Output the material beneath this task exactly, images excluded.

-- Begin --

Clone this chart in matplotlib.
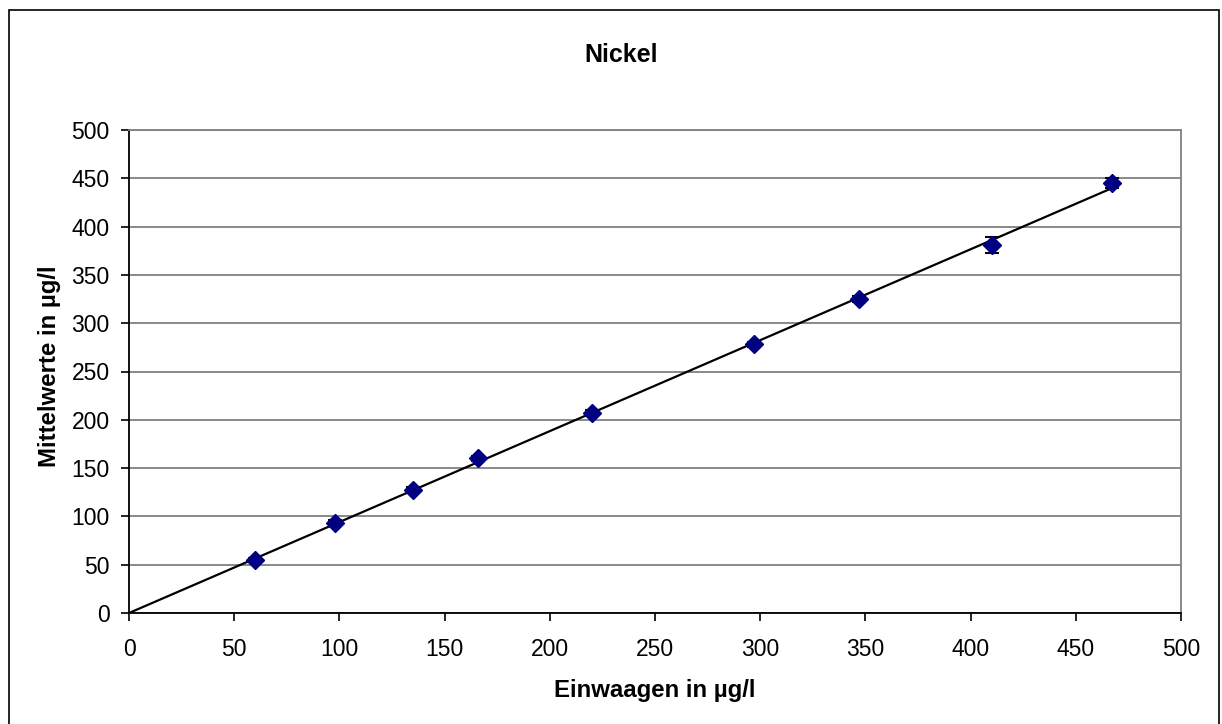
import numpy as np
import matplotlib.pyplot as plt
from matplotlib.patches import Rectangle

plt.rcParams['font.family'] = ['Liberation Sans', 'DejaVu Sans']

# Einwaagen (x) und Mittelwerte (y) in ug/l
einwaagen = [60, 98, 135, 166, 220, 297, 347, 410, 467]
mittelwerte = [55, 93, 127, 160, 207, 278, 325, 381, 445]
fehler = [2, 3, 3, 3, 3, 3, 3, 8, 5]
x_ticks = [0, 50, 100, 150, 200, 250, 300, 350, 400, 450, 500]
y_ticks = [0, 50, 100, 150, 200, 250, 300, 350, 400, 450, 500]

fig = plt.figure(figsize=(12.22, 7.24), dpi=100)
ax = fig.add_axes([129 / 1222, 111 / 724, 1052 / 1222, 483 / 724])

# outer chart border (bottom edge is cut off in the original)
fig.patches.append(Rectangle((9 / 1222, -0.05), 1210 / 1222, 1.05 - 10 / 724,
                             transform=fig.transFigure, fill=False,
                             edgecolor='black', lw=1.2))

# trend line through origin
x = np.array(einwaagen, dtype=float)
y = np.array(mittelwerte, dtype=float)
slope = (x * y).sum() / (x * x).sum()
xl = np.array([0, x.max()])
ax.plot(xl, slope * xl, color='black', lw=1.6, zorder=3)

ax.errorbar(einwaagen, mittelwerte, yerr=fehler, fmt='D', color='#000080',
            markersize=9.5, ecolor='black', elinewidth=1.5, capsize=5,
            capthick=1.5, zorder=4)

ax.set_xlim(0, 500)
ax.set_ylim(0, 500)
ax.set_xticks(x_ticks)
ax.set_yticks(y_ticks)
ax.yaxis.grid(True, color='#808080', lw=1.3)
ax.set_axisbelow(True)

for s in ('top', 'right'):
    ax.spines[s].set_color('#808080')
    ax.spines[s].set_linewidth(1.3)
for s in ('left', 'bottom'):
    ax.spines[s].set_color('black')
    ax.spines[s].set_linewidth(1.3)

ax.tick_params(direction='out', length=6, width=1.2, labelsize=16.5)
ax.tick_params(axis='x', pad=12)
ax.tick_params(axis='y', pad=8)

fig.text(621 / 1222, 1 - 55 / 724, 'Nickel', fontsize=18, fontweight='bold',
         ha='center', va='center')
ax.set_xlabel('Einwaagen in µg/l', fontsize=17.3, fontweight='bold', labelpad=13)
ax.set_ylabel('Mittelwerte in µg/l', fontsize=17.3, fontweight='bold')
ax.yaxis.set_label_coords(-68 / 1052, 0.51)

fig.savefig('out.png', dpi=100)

-- End --

> TASK RESULT
Clone this chart in matplotlib.
import numpy as np
import matplotlib.pyplot as plt
from matplotlib.patches import Rectangle

plt.rcParams['font.family'] = ['Liberation Sans', 'DejaVu Sans']

# Einwaagen (x) und Mittelwerte (y) in ug/l
einwaagen = [60, 98, 135, 166, 220, 297, 347, 410, 467]
mittelwerte = [55, 93, 127, 160, 207, 278, 325, 381, 445]
fehler = [2, 3, 3, 3, 3, 3, 3, 8, 5]
x_ticks = [0, 50, 100, 150, 200, 250, 300, 350, 400, 450, 500]
y_ticks = [0, 50, 100, 150, 200, 250, 300, 350, 400, 450, 500]

fig = plt.figure(figsize=(12.22, 7.24), dpi=100)
ax = fig.add_axes([129 / 1222, 111 / 724, 1052 / 1222, 483 / 724])

# outer chart border (bottom edge is cut off in the original)
fig.patches.append(Rectangle((9 / 1222, -0.05), 1210 / 1222, 1.05 - 10 / 724,
                             transform=fig.transFigure, fill=False,
                             edgecolor='black', lw=1.2))

# trend line through origin
x = np.array(einwaagen, dtype=float)
y = np.array(mittelwerte, dtype=float)
slope = (x * y).sum() / (x * x).sum()
xl = np.array([0, x.max()])
ax.plot(xl, slope * xl, color='black', lw=1.6, zorder=3)

ax.errorbar(einwaagen, mittelwerte, yerr=fehler, fmt='D', color='#000080',
            markersize=9.5, ecolor='black', elinewidth=1.5, capsize=5,
            capthick=1.5, zorder=4)

ax.set_xlim(0, 500)
ax.set_ylim(0, 500)
ax.set_xticks(x_ticks)
ax.set_yticks(y_ticks)
ax.yaxis.grid(True, color='#808080', lw=1.3)
ax.set_axisbelow(True)

for s in ('top', 'right'):
    ax.spines[s].set_color('#808080')
    ax.spines[s].set_linewidth(1.3)
for s in ('left', 'bottom'):
    ax.spines[s].set_color('black')
    ax.spines[s].set_linewidth(1.3)

ax.tick_params(direction='out', length=6, width=1.2, labelsize=16.5)
ax.tick_params(axis='x', pad=12)
ax.tick_params(axis='y', pad=8)

fig.text(621 / 1222, 1 - 55 / 724, 'Nickel', fontsize=18, fontweight='bold',
         ha='center', va='center')
ax.set_xlabel('Einwaagen in µg/l', fontsize=17.3, fontweight='bold', labelpad=13)
ax.set_ylabel('Mittelwerte in µg/l', fontsize=17.3, fontweight='bold')
ax.yaxis.set_label_coords(-68 / 1052, 0.51)

fig.savefig('out.png', dpi=100)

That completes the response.